Heb 13: 6 So we can say with confidence, “The LORD is my helper, so I will have no fear. What can mere people do to me?”
• Man can do a lot to us
• but nothing when we compare it to eternal glory.
• What are you going to do? Kill me?
• That's glory forever for me.
• The book of Hebrews is where you get beautiful passages
• about what suffering accomplishes
• what marginalization accomplishes in the hearts of God's people.
• Watching the apostle Paul live his life
• a good to think about what it means to be in awe of God
• fear God more than you fear anything else.
• What could you do to the apostle Paul?
◦ To die is gain.
• Well, we'll leave you alone.
◦ To live is Christ.
• We'll put you in prison
◦ I'm going to worship the Lord and convert all your guards.
• We'll torture you.
• I don't consider the current struggle and pain worthy to compare to the future glory.
• This is what we see happening in this narrative.

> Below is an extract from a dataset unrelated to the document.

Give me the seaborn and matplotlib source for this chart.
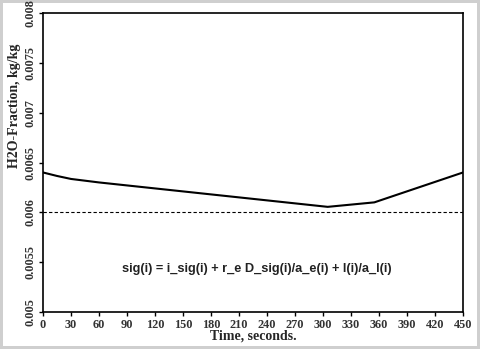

• God is at work in secret and ceaseless care
• God uses the weak and the powerless to overthrow and conquer the strong and mighty
• Fear / Awe when appropriately placed leads to freedom and fearlessness in action.
• What it means to be a Christian in our day is to be active where we are
• to be giving ourselves over to pushing back darkness wherever we find ourselves.
• We can speak a kingdom language
• even when we can't work a kingdom external voice.
• We can be faithful teachers who love students well.
• We can be faithful businessmen who operate ethically.
• We can be strong husbands, good wives, great parents
• given over to the flourishing of a community.